= William Alfred Browne =

British civil servant (1831–1904)

William Alfred Browne (1831 – 15 August 1904) was an Anglo-Irish civil servant who served four decades at the War Office.

He was born in Armagh, Ireland, the son of John Browne. He was educated at Corlatt House, the private school of the Rev. John Bleakeley, in Killymarly, County Monaghan. He received his university education at Queens College Galway, under Sir Thomas W. Moffett. In 1855, he was awarded a B.A. from Queens University Ireland. He won the university gold medal in logic and mental philosophy and the senior scholarship in logic, mental and moral philosophy, and political and legal science. In 1857, he earned the title of Doctor of Laws, and the Master of Arts degree in 1882. Browne was a Fellow of the Royal Geographical, Meteorological, Botanical, and Zoological Societies, and of the Society of Arts.

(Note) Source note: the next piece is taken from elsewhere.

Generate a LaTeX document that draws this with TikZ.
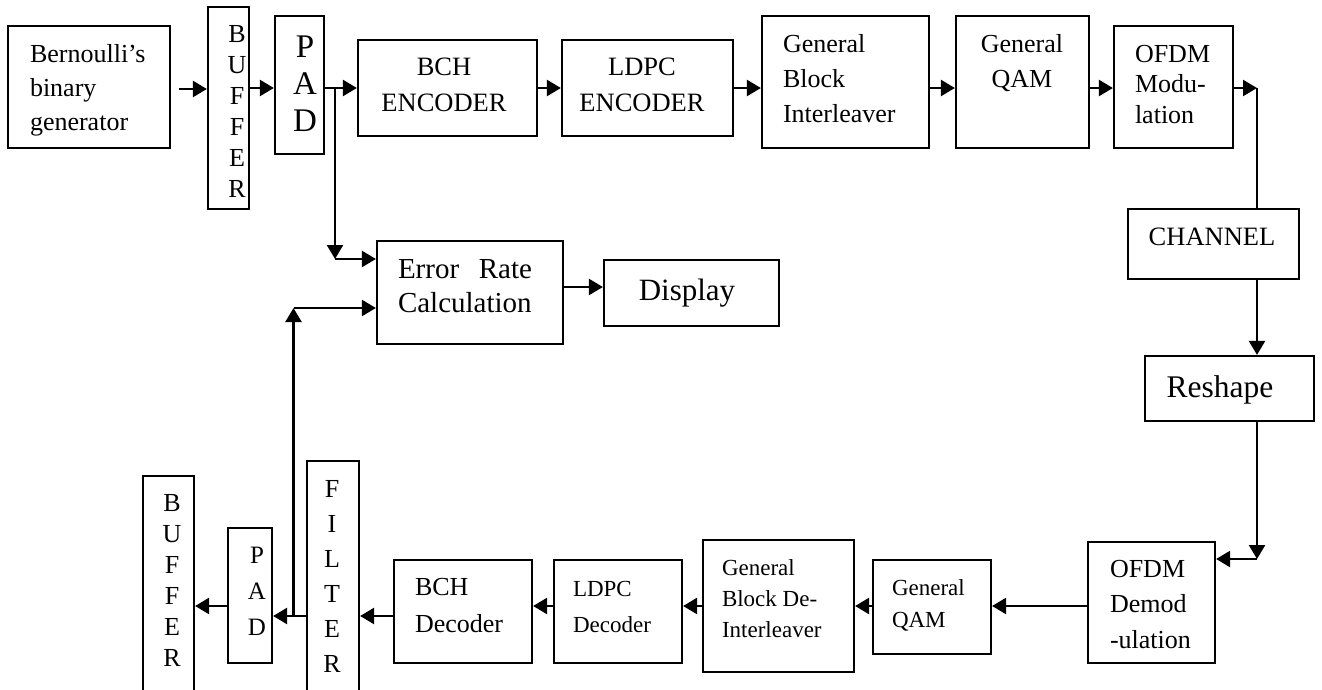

Browne entered the War Office in 1856 and became a senior clerk in 1878. He became a principal in the Finance Department in 1890 and retired from the War Office in 1897. He succeeded Sir Henry W. Gordon as editor of a War Office publication, The Priced Vocabulary Stores used in Her Majesty's Service, for the 1879 and 1882 editions. He was also a contributor to The Imperial Dictionary of Universal Biography and was the author of numerous other works, including Treatise on Arithmetic and The Handbook of Money Weights and Measures of All Nations.

The Browne Scholarship at Queen's College, Galway in the French and German Languages was created in honour of his wife, Caroline Charlotte White Browne, FZS.

He died in Karlovy Vary on 15 August 1904.